When people bring up Barbie for the NES today, it's usually in regard to its ill-thought-out marketing stunt, where the publisher Hi-Tech Expressions erroneously claimed that it was the first video game designed for girls.
Though, as we recently discovered, this isn't the only interesting thing about the title, with the game's development offering a unique insight into the problems encountered on licensed tie-ins and how publishers and developers struggle to overcome them.
Speaking to Hi-Tech producer Dan Feinstein earlier this year, he told Time Extension that in the early 90s Mattel was still unsure about what a Barbie game could potentially be, beyond simply dressing the iconic character up in various outfits and having her shop. So when Hi-Tech Expressions pitched the idea of an NES platformer to the toy manufacturer, the licensor had a long list of requirements.
Barbie couldn't die, Barbie couldn't have enemies, Barbie couldn't fight, and she certainly couldn't backflip. She also couldn't push blocks or do almost any physical activity of any kind, because it was considered too "unladylike" or unbecoming of the famous character.
"As a boy, with all the Barbies in my friend’s sister’s room and stuff, we used to pull the arms off and put the arms where the legs were and the legs where the arms were, and pop the heads off. So we thought Barbie could do everything. But when we went to Mattel, we couldn’t say that and we had to negotiate. We had to be diplomatic. I had to learn their Barbie product file inside out and I had to work with them to accept certain concepts for video games."
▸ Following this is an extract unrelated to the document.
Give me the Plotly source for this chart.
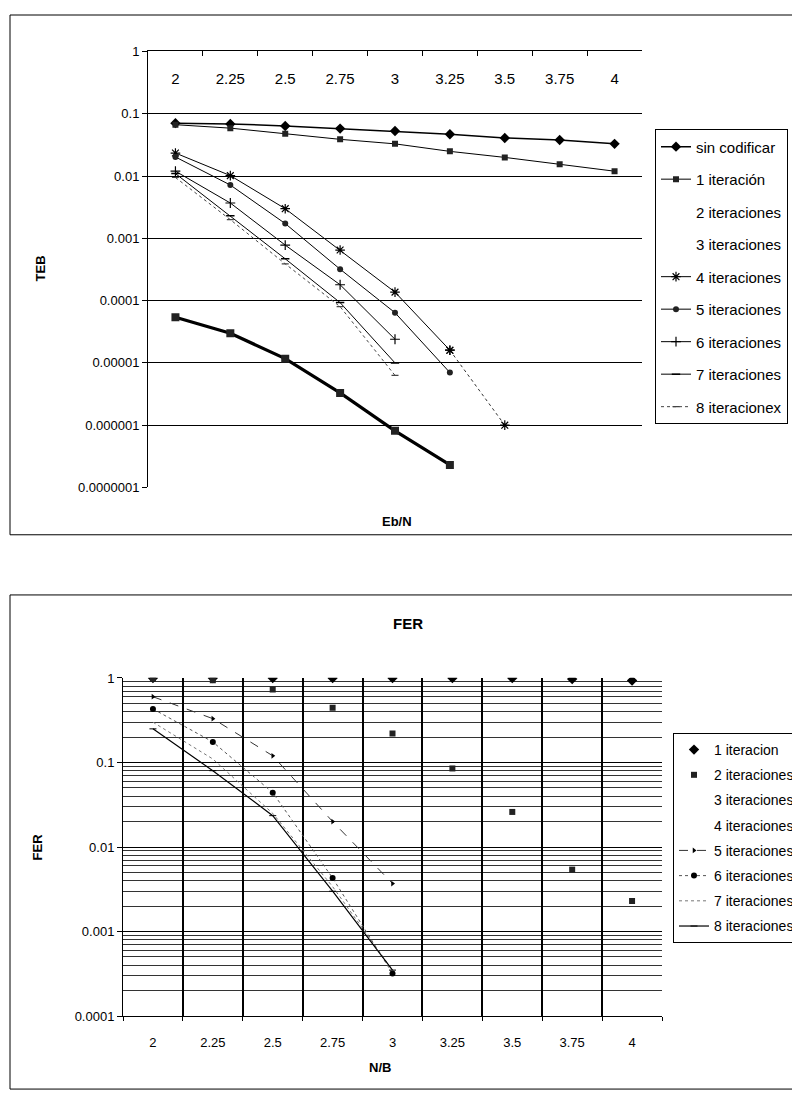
import plotly.graph_objects as go

# page is rendered with an 8px body margin; size the figure so it fits the window
OFF = 8
W, H = 792, 1094
FONT = "Liberation Sans, Arial, sans-serif"

# ---------------- data: top chart (TEB vs Eb/N) ----------------
categories = ["2", "2.25", "2.5", "2.75", "3", "3.25", "3.5", "3.75", "4"]

teb_sin_codificar = [0.071, 0.069, 0.064, 0.058, 0.053, 0.047, 0.041, 0.038, 0.033]
teb_1_iter = [0.067, 0.059, 0.048, 0.039, 0.033, 0.025, 0.020, 0.0155, 0.012]
teb_thick = [5.4e-5, 3.0e-5, 1.17e-5, 3.3e-6, 8.1e-7, 2.3e-7, None, None, None]
teb_4_iter = [0.0235, 0.0102, 0.0030, 0.00065, 0.000137, 1.6e-5, 1.0e-6, None, None]
teb_5_iter = [0.0203, 0.0072, 0.00173, 0.00032, 6.4e-5, 7.0e-6, None, None, None]
teb_6_iter = [0.012, 0.0037, 0.00078, 0.00018, 2.4e-5, None, None, None, None]
teb_7_iter = [0.011, 0.0023, 0.00047, 9.3e-5, 1.0e-5, None, None, None, None]
teb_8_iter = [0.0095, 0.0020, 0.00039, 8.0e-5, 6.3e-6, None, None, None, None]
teb_empty = [None] * 9
teb_ticks = [1, 0.1, 0.01, 0.001, 0.0001, 0.00001, 0.000001, 0.0000001]
teb_ticktext = ["1", "0.1", "0.01", "0.001", "0.0001", "0.00001", "0.000001", "0.0000001"]

# ---------------- data: bottom chart (FER vs N/B) ----------------
fer_1_iter = [1.0, 1.0, 1.0, 1.0, 1.0, 1.0, 1.0, 0.97, 0.93]
fer_2_iter = [0.98, 0.94, 0.73, 0.445, 0.22, 0.085, 0.026, 0.0054, 0.0023]
fer_5_iter = [0.6, 0.33, 0.12, 0.02, 0.0037, None, None, None, None]
fer_6_iter = [0.43, 0.175, 0.044, 0.0043, 0.00032, None, None, None, None]
fer_7_iter = [0.30, 0.11, 0.025, 0.0034, 0.00035, None, None, None, None]
fer_8_iter = [0.25, 0.08, 0.0235, 0.0030, 0.00035, None, None, None, None]
fer_empty = [None] * 9
fer_ticks = [1, 0.1, 0.01, 0.001, 0.0001]
fer_ticktext = ["1", "0.1", "0.01", "0.001", "0.0001"]


def px(x):
    return (x - OFF) / W


def py(y):
    return 1 - (y - OFF) / H


fig = go.Figure()

# ---- top traces ----
def top(name, y, group, **kw):
    fig.add_trace(go.Scatter(x=categories, y=y, name=name, xaxis="x", yaxis="y",
                             legend="legend", legendgroup=group, **kw))


top("sin codificar", teb_sin_codificar, "t0", mode="lines+markers",
    line=dict(color="black", width=1.5), marker=dict(symbol="diamond", size=8, color="black"))
top("1 iteración", teb_1_iter, "t1", mode="lines+markers",
    line=dict(color="black", width=1), marker=dict(symbol="square", size=6, color="#222"))
top("2 iteraciones", teb_empty, "t2", mode="lines", line=dict(color="rgba(0,0,0,0)", width=1))
top("3 iteraciones", teb_empty, "t3", mode="lines", line=dict(color="rgba(0,0,0,0)", width=1))
top("4 iteraciones", teb_4_iter[:6] + [None] * 3, "t4", mode="lines+markers",
    line=dict(color="black", width=1), marker=dict(symbol="asterisk-open", size=8, color="black", line=dict(width=1.2, color="black")))
top("5 iteraciones", teb_5_iter, "t5", mode="lines+markers",
    line=dict(color="black", width=1), marker=dict(symbol="circle", size=6, color="#222"))
top("6 iteraciones", teb_6_iter, "t6", mode="lines+markers",
    line=dict(color="black", width=1), marker=dict(symbol="cross-thin-open", size=7, color="black", line=dict(width=1.2, color="black")))
top("7 iteraciones", teb_7_iter, "t7", mode="lines+markers",
    line=dict(color="black", width=1), marker=dict(symbol="line-ew-open", size=6, color="black", line=dict(width=1.5, color="black")))
top("8 iteracionex", teb_8_iter, "t8", mode="lines+markers",
    line=dict(color="#444", width=1, dash="dot"), marker=dict(symbol="line-ew-open", size=5, color="#444", line=dict(width=1.2, color="#444")))
# dotted continuation of 4 iteraciones
top("4 iteraciones", [None] * 5 + teb_4_iter[5:], "t4b", mode="lines+markers", showlegend=False,
    line=dict(color="#333", width=1, dash="dot"), marker=dict(symbol="asterisk-open", size=8, color="black", line=dict(width=1.2, color="black")))
# thick series with squares
top("2 iteraciones", teb_thick, "t2b", mode="lines+markers", showlegend=False,
    line=dict(color="black", width=3.2), marker=dict(symbol="square", size=8, color="#222"))

# ---- bottom traces ----
def bot(name, y, group, **kw):
    fig.add_trace(go.Scatter(x=categories, y=y, name=name, xaxis="x2", yaxis="y2",
                             legend="legend2", legendgroup=group, **kw))


bot("1 iteracion", fer_1_iter, "b1", mode="markers",
    marker=dict(symbol="diamond", size=8, color="black"))
bot("2 iteraciones", fer_2_iter, "b2", mode="markers",
    marker=dict(symbol="square", size=6, color="#222"))
bot("3 iteraciones", fer_empty, "b3", mode="lines", line=dict(color="rgba(0,0,0,0)"))
bot("4 iteraciones", fer_empty, "b4", mode="lines", line=dict(color="rgba(0,0,0,0)"))
bot("5 iteraciones", fer_5_iter, "b5", mode="lines+markers",
    line=dict(color="#333", width=1, dash="dash"), marker=dict(symbol="triangle-right", size=5, color="black"))
bot("6 iteraciones", fer_6_iter, "b6", mode="lines+markers",
    line=dict(color="#555", width=1, dash="dot"), marker=dict(symbol="circle", size=6, color="black"))
bot("7 iteraciones", fer_7_iter, "b7", mode="lines",
    line=dict(color="#777", width=1, dash="dot"))
bot("8 iteraciones", fer_8_iter, "b8", mode="lines+markers",
    line=dict(color="black", width=1.2), marker=dict(symbol="line-ew-open", size=5, color="black", line=dict(width=1, color="black")))

tick_font = dict(family=FONT, size=13, color="black")

fig.update_layout(
    width=W, height=H,
    margin=dict(l=0, r=0, t=0, b=0),
    paper_bgcolor="white", plot_bgcolor="white",
    font=dict(family=FONT, color="black"),
    xaxis=dict(domain=[px(148), px(642)], anchor="y", type="category",
               categoryorder="array", categoryarray=categories, range=[-0.5, 8.5],
               side="top", showline=True, linecolor="black", linewidth=1,
               ticks="inside", ticklen=5, tickcolor="black", tickson="boundaries",
               ticklabelposition="outside", ticklabelstandoff=-40,
               showgrid=False, zeroline=False, tickfont=dict(family=FONT, size=15, color="black")),
    yaxis=dict(domain=[py(487), py(45)], anchor="x", type="log", range=[-7, 0.002],
               tickmode="array", tickvals=teb_ticks, ticktext=teb_ticktext,
               showgrid=True, gridcolor="black", gridwidth=1,
               showline=True, linecolor="black", linewidth=1, ticks="outside", ticklen=5,
               tickcolor="black", zeroline=False, tickfont=tick_font),
    xaxis2=dict(domain=[px(123), px(662)], anchor="y2", type="category",
                categoryorder="array", categoryarray=categories, range=[-0.5, 8.5],
                showline=True, linecolor="black", linewidth=1,
                ticks="outside", ticklen=4, tickcolor="black", tickson="boundaries",
                ticklabelstandoff=14,
                showgrid=True, gridcolor="black", gridwidth=1.6, zeroline=False, tickfont=tick_font),
    yaxis2=dict(domain=[py(1023), py(680)], anchor="x2", type="log", range=[-4, 0.002],
                tickmode="array", tickvals=fer_ticks, ticktext=fer_ticktext,
                showgrid=True, gridcolor="black", gridwidth=1.2,
                minor=dict(showgrid=True, gridcolor="#333", gridwidth=1, dtick="D1", tickmode="linear"),
                showline=True, linecolor="black", linewidth=1, ticks="outside", ticklen=5,
                tickcolor="black", zeroline=False, tickfont=tick_font),
    legend=dict(x=px(655), y=py(124), xanchor="left", yanchor="top",
                bordercolor="black", borderwidth=1, bgcolor="white",
                font=dict(family=FONT, size=15, color="black"), tracegroupgap=10,
                itemwidth=30),
    legend2=dict(x=px(673), y=py(736), xanchor="left", yanchor="top",
                 bordercolor="black", borderwidth=1, bgcolor="white",
                 font=dict(family=FONT, size=14, color="black"), tracegroupgap=4,
                 itemwidth=30),
    showlegend=True,
)

annotations = [
    dict(text="<b>TEB</b>", x=px(40), y=py(265), textangle=-90, font=dict(size=13)),
    dict(text="<b>Eb/N</b>", x=px(397), y=py(522), font=dict(size=13)),
    dict(text="<b>FER</b>", x=px(408), y=py(625), font=dict(size=15)),
    dict(text="<b>FER</b>", x=px(37), y=py(852), textangle=-90, font=dict(size=13)),
    dict(text="<b>N/B</b>", x=px(380), y=py(1075), font=dict(size=13)),
]
for a in annotations:
    a.update(xref="paper", yref="paper", showarrow=False, xanchor="center", yanchor="middle")
    a["font"].update(family=FONT, color="black")
fig.update_layout(annotations=annotations)

fig.update_layout(shapes=[
    dict(type="rect", xref="paper", yref="paper", x0=px(10), x1=1.05, y0=py(535), y1=py(8),
         line=dict(color="black", width=1), layer="below"),
    dict(type="rect", xref="paper", yref="paper", x0=px(10), x1=1.05, y0=py(1097), y1=py(596),
         line=dict(color="black", width=1), layer="below"),
])

fig.write_html("out.html")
Much of the genre conventions of a platformer had to be rethought in order to satisfy the license holder, and this is where Hi-Tech and the developer Imagineering's creativity shines through. It set the game inside a dream, so instead of dying, Barbie would simply wake up after taking too much damage. As for enemies, there were technically none with Barbie having to battle against accessories and clothing that had magically come to life inside her dream. She also didn't commit any violence herself, instead calling upon a bunch of animal pals to do her bidding.
As Feinstein remembers:
“We used Tennis rackets and she could toss things to her friends who could do certain things. Like her little bunny friends or rabbit friends or doggy friends who could take something and do something with it. There were ways we found around it, but the biggest hurdle was to get them to let her jump through the air and do a tumblesault because it wasn’t ladylike."
Barbie on the NES is by no means a hidden classic. It's an odd, odd game that's the result of a ton of creative compromises between the licensor and the publisher. Nevertheless, hearing about its development has given us a newfound respect for how it came together as well as some closure on why it was so bizarre in the first place.